Ten years ago, I had the worst night of my life.
We had spent the evening celebrating our good friend Nick preparing to leave us for a few months as he headed off to New Zealand for a semester abroad. We drank a few beers, exchanged a lot of hugs, and prepared ourselves for the party awaiting in the fall for our final year at Central. Four of us would have a townhouse together and it was gonna be golden. Nick left the party and headed home to Grand Rapids to see a few more friends and to go snowmobiling.
I got a call in the middle of the night. Unfortunately,I was probably one of the first five people to know. My friend Zach told me. We had the task of letting everyone else know.
I called my dad first and broke down so hard. I asked him for the strength to tell people the terrible news. I know his heart broke too. Nobody wants their 22 year old to have to tell other 22 year olds that their friend is gone. That means that someone’s child is gone. And that’s not something that’s supposed to happen.

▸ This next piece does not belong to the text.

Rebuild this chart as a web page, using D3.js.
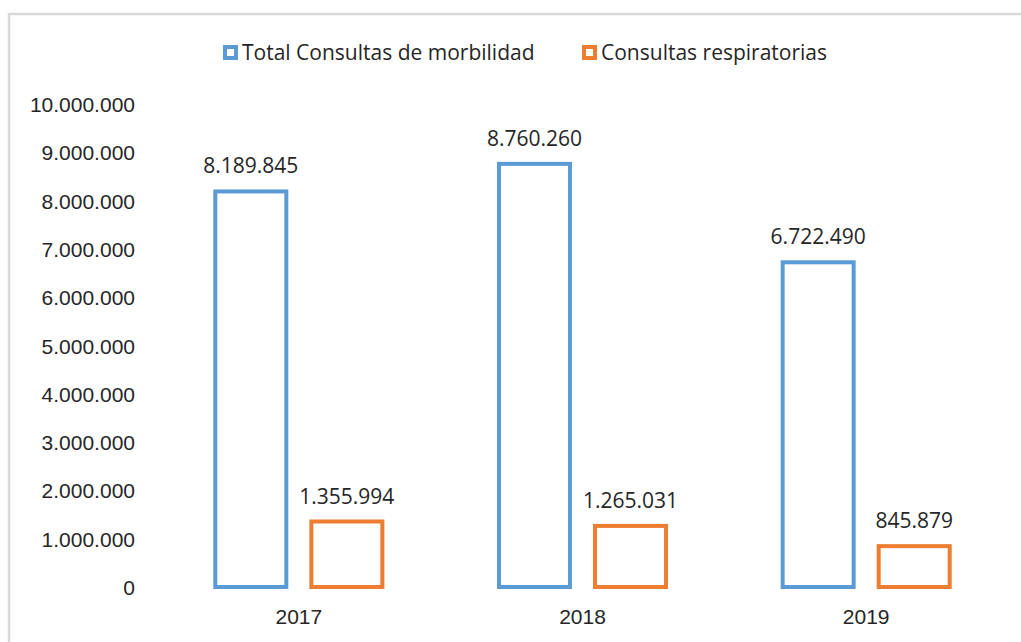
<!DOCTYPE html>
<html>
<head>
<meta charset="utf-8">
<script src="https://cdn.jsdelivr.net/npm/d3@7"></script>
<style>
  body { margin: 0; background: #fff; }
  svg { display: block; font-family: "Open Sans", sans-serif; }
  .tick-text { font-size: 21px; fill: #262626; }
</style>
</head>
<body>
<svg id="chart" width="1021" height="642"></svg>
<script>
const years = ["2017", "2018", "2019"];
const seriesNames = ["Total Consultas de morbilidad", "Consultas respiratorias"];
const totalConsultas = [8189845, 8760260, 6722490];
const respiratorias = [1355994, 1265031, 845879];
const yTicks = [0, 1000000, 2000000, 3000000, 4000000, 5000000, 6000000, 7000000, 8000000, 9000000, 10000000];
const COLORS = ["#5B9BD5", "#ED7D31"];

const WIDTH = 1021, HEIGHT = 642;
const PLOT = { LEFT: 157, RIGHT: 1008, TOP: 104, BOTTOM: 587 };
const STROKE = 4;

const fmt = v => d3.format(",")(v).replace(/,/g, ".");

const svg = d3.select("#chart");

// outer chart frame (cut off on right and bottom)
svg.append("rect")
  .attr("x", 9).attr("y", 14)
  .attr("width", 1100).attr("height", 700)
  .attr("fill", "none")
  .attr("stroke", "#d9d9d9")
  .attr("stroke-width", 2.5);

const y = d3.scaleLinear()
  .domain([0, 10000000])
  .range([PLOT.BOTTOM, PLOT.TOP]);

const x0 = d3.scaleBand()
  .domain(years)
  .range([PLOT.LEFT, PLOT.RIGHT])
  .paddingInner(0.397)
  .paddingOuter(0.397 / 2);

const x1 = d3.scaleBand()
  .domain(seriesNames)
  .range([0, x0.bandwidth()])
  .paddingInner(0.219);

// y axis labels only (no line, no gridlines)
const yAxis = svg.append("g")
  .attr("transform", `translate(${PLOT.LEFT - 22},0)`)
  .call(d3.axisLeft(y).tickValues(yTicks).tickFormat(fmt).tickSize(0).tickPadding(0));
yAxis.select(".domain").remove();
yAxis.selectAll("text")
  .attr("class", "tick-text")
  .attr("dy", "0.36em");

// x axis labels
const xAxis = svg.append("g")
  .attr("transform", `translate(0,${PLOT.BOTTOM})`)
  .call(d3.axisBottom(x0).tickSize(0).tickPadding(0));
xAxis.select(".domain").remove();
xAxis.selectAll("text")
  .attr("class", "tick-text")
  .attr("dy", "37");

const rows = years.map((yr, i) => ({
  year: yr,
  values: [
    { name: seriesNames[0], value: totalConsultas[i], color: COLORS[0] },
    { name: seriesNames[1], value: respiratorias[i], color: COLORS[1] }
  ]
}));

const groups = svg.selectAll(".group")
  .data(rows)
  .enter()
  .append("g")
  .attr("class", "group")
  .attr("transform", d => `translate(${x0(d.year)},0)`);

groups.selectAll("rect")
  .data(d => d.values)
  .enter()
  .append("rect")
  .attr("x", d => x1(d.name) + STROKE / 2)
  .attr("y", d => y(d.value))
  .attr("width", x1.bandwidth() - STROKE)
  .attr("height", d => y(0) - y(d.value))
  .attr("fill", "none")
  .attr("stroke", d => d.color)
  .attr("stroke-width", STROKE);

groups.selectAll(".label")
  .data(d => d.values)
  .enter()
  .append("text")
  .attr("class", "tick-text")
  .attr("x", d => x1(d.name) + x1.bandwidth() / 2)
  .attr("y", d => y(d.value) - 18)
  .attr("text-anchor", "middle")
  .text(d => fmt(d.value));

// legend
const legendX = [223, 582];
const legend = svg.selectAll(".legend")
  .data(seriesNames)
  .enter()
  .append("g")
  .attr("class", "legend")
  .attr("transform", (d, i) => `translate(${legendX[i]},45)`);

legend.append("rect")
  .attr("x", 2).attr("y", 2)
  .attr("width", 11).attr("height", 11)
  .attr("fill", "#fff")
  .attr("stroke", (d, i) => COLORS[i])
  .attr("stroke-width", 4);

legend.append("text")
  .attr("class", "tick-text")
  .attr("x", 19)
  .attr("y", 15)
  .text(d => d);
</script>
</body>
</html>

My girlfriend was devastated. I couldn’t tell her myself. Didn’t have the strength. Zach did that job for me. I handled the rest. We went over to the townhouse where so many others from our social circle lived. I still can feel the hate that is reserved for the messenger of bad news. Not mad at me, mad at what I told them. Mad at God for doing this. Mad at the world for being so viciously random.

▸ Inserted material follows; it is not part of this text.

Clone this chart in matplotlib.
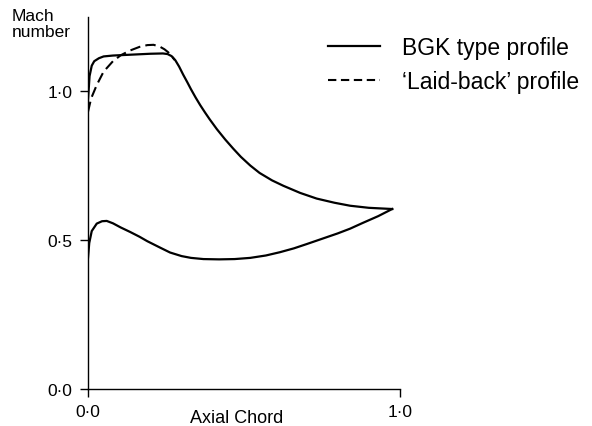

The following weeks were a haze. Professors were understanding. We slowly made our way back to normalcy. One of us would randomly cry. One might get pissed off suddenly. Some of us could no longer stand to even see others in the group. Anger and rivalry that Nick could heal in life was made to fester in his passing. It’s weird what tragedy does to you. Your friends aren’t supposed to die when you are young. Or when you are anything but old cranky assholes bitching about the kids today from your rocking chair.
Eventually you stop noticing the anniversaries. You move on to different groups of people after you leave college. You don’t think about it for days, weeks, months. Then it hits. There’s a friend you should be able to call or email and check in on, but you can’t. There are others you could do the same with, but all you have in common now seems to be tragedy and who wants to discuss that.
Ten years came out of nowhere tonight, just like it did in 2003.